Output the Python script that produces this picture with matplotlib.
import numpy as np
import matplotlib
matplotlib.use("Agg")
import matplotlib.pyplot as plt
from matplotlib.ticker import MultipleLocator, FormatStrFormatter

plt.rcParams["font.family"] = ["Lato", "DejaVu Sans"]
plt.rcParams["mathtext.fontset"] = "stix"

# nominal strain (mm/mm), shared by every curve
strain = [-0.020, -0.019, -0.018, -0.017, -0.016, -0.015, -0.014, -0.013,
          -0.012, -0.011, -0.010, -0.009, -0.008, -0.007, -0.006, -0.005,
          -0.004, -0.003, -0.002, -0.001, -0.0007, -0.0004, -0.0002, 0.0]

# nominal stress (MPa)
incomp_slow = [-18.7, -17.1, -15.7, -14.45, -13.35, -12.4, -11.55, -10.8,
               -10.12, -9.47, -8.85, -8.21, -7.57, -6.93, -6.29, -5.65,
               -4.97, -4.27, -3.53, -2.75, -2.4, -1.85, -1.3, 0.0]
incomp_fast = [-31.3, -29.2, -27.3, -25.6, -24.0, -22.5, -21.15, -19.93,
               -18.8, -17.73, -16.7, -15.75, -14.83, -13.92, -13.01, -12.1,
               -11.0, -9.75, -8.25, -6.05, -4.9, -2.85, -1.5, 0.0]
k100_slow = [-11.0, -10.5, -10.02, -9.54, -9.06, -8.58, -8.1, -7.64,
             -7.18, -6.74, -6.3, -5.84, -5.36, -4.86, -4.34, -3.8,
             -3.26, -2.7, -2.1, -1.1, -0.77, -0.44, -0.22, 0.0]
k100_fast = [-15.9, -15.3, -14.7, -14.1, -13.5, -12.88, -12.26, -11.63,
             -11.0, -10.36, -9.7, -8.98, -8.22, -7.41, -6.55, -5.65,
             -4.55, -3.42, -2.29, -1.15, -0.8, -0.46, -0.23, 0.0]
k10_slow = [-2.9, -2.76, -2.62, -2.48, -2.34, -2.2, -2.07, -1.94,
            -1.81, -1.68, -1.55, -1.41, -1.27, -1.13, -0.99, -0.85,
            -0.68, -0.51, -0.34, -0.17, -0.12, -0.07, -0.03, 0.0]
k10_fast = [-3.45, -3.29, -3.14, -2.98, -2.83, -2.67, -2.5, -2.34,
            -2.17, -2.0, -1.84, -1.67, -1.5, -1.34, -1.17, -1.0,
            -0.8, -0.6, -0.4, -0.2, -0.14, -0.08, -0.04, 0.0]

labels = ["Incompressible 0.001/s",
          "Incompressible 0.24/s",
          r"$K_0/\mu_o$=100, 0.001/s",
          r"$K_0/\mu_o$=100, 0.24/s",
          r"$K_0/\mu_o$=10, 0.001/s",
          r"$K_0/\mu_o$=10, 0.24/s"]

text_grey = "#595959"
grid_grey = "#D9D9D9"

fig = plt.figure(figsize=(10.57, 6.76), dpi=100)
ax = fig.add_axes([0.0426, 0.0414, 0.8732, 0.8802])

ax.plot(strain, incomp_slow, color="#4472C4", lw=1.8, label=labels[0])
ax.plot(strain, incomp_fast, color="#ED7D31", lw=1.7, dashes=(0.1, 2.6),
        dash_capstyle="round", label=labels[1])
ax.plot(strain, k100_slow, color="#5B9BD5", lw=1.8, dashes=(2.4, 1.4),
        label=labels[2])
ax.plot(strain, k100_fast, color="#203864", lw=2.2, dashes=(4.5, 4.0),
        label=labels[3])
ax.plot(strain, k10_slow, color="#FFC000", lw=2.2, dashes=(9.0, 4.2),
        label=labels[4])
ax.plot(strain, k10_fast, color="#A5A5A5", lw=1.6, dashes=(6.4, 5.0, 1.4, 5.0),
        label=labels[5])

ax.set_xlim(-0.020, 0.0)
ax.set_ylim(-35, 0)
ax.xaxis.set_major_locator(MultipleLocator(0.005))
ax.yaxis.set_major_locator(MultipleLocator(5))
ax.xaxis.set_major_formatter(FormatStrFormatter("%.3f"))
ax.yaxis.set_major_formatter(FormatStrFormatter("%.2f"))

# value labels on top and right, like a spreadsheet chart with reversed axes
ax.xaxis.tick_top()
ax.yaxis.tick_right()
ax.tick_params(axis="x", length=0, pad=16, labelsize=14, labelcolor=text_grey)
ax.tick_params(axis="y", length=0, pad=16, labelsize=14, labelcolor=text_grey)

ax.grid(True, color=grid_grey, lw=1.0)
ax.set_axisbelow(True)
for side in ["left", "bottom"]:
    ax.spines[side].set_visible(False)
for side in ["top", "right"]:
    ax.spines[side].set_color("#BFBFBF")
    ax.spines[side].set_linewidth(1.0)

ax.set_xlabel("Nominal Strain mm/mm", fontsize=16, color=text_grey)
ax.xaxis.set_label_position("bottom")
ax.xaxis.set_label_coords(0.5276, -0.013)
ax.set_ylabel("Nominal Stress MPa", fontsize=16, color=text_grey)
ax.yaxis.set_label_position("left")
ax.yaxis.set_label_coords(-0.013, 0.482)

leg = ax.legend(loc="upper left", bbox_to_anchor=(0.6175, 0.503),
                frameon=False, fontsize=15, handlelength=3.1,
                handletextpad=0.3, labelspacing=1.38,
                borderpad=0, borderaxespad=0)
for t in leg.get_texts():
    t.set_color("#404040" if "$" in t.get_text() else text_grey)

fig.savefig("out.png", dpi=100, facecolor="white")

######

◆ YOUR INSTRUCTIONS
Can you write out the lines above, from the first one through the one containing "-0.004, -0.003, -0.002, -0.001, -0.0007, -0.0004, -0.0002, 0.0]", exactly as they appear and nothing more?

◆ WRITTEN RESPONSE
Output the Python script that produces this picture with matplotlib.
import numpy as np
import matplotlib
matplotlib.use("Agg")
import matplotlib.pyplot as plt
from matplotlib.ticker import MultipleLocator, FormatStrFormatter

plt.rcParams["font.family"] = ["Lato", "DejaVu Sans"]
plt.rcParams["mathtext.fontset"] = "stix"

# nominal strain (mm/mm), shared by every curve
strain = [-0.020, -0.019, -0.018, -0.017, -0.016, -0.015, -0.014, -0.013,
          -0.012, -0.011, -0.010, -0.009, -0.008, -0.007, -0.006, -0.005,
          -0.004, -0.003, -0.002, -0.001, -0.0007, -0.0004, -0.0002, 0.0]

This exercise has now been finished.